** Start **

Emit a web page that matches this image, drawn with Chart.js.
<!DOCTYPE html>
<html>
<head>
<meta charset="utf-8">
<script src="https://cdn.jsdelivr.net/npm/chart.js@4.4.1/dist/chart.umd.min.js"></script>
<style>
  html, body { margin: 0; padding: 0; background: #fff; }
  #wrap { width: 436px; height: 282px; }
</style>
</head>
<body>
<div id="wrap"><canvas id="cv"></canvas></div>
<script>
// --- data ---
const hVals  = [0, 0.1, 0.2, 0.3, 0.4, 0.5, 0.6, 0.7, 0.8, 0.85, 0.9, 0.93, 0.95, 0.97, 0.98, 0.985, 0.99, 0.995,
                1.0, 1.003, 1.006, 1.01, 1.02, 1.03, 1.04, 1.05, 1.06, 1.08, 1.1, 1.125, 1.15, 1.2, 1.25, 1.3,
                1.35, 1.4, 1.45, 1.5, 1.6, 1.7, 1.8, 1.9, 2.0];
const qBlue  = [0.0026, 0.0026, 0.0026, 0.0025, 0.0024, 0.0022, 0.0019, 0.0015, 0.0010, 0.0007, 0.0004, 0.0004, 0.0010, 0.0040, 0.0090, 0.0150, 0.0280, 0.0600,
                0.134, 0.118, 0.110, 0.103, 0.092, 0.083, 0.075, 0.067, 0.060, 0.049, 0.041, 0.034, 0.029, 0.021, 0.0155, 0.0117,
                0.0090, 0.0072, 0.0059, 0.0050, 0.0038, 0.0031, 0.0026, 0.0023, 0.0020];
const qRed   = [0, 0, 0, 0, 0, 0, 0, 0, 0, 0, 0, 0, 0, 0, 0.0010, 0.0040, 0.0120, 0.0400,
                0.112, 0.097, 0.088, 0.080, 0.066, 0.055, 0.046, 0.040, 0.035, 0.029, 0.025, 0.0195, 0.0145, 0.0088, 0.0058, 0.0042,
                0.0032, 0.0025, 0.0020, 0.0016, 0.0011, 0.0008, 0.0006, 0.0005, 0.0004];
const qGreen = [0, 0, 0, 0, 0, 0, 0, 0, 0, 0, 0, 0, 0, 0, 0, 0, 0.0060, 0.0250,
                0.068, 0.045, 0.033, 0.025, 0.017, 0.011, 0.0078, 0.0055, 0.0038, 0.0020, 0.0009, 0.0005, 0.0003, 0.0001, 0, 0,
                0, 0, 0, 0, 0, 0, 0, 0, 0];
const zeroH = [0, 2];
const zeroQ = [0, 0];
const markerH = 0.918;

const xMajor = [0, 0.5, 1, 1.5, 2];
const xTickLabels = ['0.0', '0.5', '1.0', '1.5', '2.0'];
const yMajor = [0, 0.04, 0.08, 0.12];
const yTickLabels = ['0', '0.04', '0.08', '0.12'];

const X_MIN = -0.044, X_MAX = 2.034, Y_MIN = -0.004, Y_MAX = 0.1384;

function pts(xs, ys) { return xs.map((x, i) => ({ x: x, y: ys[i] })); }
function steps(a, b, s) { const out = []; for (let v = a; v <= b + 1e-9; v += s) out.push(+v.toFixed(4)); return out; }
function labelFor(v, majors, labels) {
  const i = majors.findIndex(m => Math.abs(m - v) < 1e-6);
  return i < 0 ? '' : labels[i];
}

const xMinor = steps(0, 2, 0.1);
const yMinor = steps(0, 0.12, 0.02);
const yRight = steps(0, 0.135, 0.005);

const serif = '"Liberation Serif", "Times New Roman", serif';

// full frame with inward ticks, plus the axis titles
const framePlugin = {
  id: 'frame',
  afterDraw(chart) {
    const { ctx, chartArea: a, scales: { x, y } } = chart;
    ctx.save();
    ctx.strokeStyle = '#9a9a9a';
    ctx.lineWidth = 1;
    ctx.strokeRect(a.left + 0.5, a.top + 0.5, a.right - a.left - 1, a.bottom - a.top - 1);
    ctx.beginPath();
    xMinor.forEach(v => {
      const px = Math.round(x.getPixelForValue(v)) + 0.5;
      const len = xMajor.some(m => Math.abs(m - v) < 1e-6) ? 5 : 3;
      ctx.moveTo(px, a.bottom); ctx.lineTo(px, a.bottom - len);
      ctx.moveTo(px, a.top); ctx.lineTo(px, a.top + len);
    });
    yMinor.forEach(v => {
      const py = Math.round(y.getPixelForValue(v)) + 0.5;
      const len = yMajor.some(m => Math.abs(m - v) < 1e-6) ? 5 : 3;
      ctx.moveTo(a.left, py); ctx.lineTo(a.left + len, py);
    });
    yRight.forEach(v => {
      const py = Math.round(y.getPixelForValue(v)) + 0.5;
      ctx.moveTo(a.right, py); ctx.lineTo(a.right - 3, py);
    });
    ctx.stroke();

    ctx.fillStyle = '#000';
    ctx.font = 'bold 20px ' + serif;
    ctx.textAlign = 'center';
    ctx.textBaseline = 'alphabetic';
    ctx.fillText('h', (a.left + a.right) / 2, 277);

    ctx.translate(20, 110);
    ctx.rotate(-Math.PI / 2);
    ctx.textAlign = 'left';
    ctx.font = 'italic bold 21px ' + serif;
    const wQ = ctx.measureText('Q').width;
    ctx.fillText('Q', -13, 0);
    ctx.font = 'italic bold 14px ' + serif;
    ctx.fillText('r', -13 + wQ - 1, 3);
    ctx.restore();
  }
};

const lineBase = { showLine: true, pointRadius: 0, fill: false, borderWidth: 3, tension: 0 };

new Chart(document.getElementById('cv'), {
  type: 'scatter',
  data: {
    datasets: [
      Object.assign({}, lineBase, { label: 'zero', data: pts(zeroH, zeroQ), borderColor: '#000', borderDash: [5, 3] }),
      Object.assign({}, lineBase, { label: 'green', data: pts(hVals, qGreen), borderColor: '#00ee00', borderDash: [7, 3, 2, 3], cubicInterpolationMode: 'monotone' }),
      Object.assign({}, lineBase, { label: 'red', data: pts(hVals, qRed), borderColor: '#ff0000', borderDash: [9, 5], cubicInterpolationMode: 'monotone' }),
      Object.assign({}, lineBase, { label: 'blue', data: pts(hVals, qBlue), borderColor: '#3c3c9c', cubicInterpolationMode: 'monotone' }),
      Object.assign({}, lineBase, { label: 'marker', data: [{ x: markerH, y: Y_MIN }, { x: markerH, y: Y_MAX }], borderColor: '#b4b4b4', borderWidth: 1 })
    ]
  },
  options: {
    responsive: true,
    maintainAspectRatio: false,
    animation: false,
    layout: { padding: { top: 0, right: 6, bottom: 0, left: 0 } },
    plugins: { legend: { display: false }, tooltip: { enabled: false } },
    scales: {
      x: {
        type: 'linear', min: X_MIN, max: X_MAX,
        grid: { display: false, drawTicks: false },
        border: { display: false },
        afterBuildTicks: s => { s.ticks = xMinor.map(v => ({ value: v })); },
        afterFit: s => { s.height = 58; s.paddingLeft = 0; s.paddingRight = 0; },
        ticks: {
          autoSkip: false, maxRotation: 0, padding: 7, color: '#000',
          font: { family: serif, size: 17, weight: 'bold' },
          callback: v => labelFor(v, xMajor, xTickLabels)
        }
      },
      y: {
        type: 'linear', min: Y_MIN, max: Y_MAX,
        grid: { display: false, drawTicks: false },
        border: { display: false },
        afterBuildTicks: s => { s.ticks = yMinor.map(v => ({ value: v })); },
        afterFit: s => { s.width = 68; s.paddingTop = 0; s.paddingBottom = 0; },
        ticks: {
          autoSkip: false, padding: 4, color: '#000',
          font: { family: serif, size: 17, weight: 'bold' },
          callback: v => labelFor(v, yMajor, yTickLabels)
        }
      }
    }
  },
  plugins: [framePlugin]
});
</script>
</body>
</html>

** End **

Instruction: Extract exactly the leading lines of the data, stopping at and including the line with "const X_MIN = -0.044, X_MAX".

Task output:
Emit a web page that matches this image, drawn with Chart.js.
<!DOCTYPE html>
<html>
<head>
<meta charset="utf-8">
<script src="https://cdn.jsdelivr.net/npm/chart.js@4.4.1/dist/chart.umd.min.js"></script>
<style>
  html, body { margin: 0; padding: 0; background: #fff; }
  #wrap { width: 436px; height: 282px; }
</style>
</head>
<body>
<div id="wrap"><canvas id="cv"></canvas></div>
<script>
// --- data ---
const hVals  = [0, 0.1, 0.2, 0.3, 0.4, 0.5, 0.6, 0.7, 0.8, 0.85, 0.9, 0.93, 0.95, 0.97, 0.98, 0.985, 0.99, 0.995,
                1.0, 1.003, 1.006, 1.01, 1.02, 1.03, 1.04, 1.05, 1.06, 1.08, 1.1, 1.125, 1.15, 1.2, 1.25, 1.3,
                1.35, 1.4, 1.45, 1.5, 1.6, 1.7, 1.8, 1.9, 2.0];
const qBlue  = [0.0026, 0.0026, 0.0026, 0.0025, 0.0024, 0.0022, 0.0019, 0.0015, 0.0010, 0.0007, 0.0004, 0.0004, 0.0010, 0.0040, 0.0090, 0.0150, 0.0280, 0.0600,
                0.134, 0.118, 0.110, 0.103, 0.092, 0.083, 0.075, 0.067, 0.060, 0.049, 0.041, 0.034, 0.029, 0.021, 0.0155, 0.0117,
                0.0090, 0.0072, 0.0059, 0.0050, 0.0038, 0.0031, 0.0026, 0.0023, 0.0020];
const qRed   = [0, 0, 0, 0, 0, 0, 0, 0, 0, 0, 0, 0, 0, 0, 0.0010, 0.0040, 0.0120, 0.0400,
                0.112, 0.097, 0.088, 0.080, 0.066, 0.055, 0.046, 0.040, 0.035, 0.029, 0.025, 0.0195, 0.0145, 0.0088, 0.0058, 0.0042,
                0.0032, 0.0025, 0.0020, 0.0016, 0.0011, 0.0008, 0.0006, 0.0005, 0.0004];
const qGreen = [0, 0, 0, 0, 0, 0, 0, 0, 0, 0, 0, 0, 0, 0, 0, 0, 0.0060, 0.0250,
                0.068, 0.045, 0.033, 0.025, 0.017, 0.011, 0.0078, 0.0055, 0.0038, 0.0020, 0.0009, 0.0005, 0.0003, 0.0001, 0, 0,
                0, 0, 0, 0, 0, 0, 0, 0, 0];
const zeroH = [0, 2];
const zeroQ = [0, 0];
const markerH = 0.918;

const xMajor = [0, 0.5, 1, 1.5, 2];
const xTickLabels = ['0.0', '0.5', '1.0', '1.5', '2.0'];
const yMajor = [0, 0.04, 0.08, 0.12];
const yTickLabels = ['0', '0.04', '0.08', '0.12'];

const X_MIN = -0.044, X_MAX = 2.034, Y_MIN = -0.004, Y_MAX = 0.1384;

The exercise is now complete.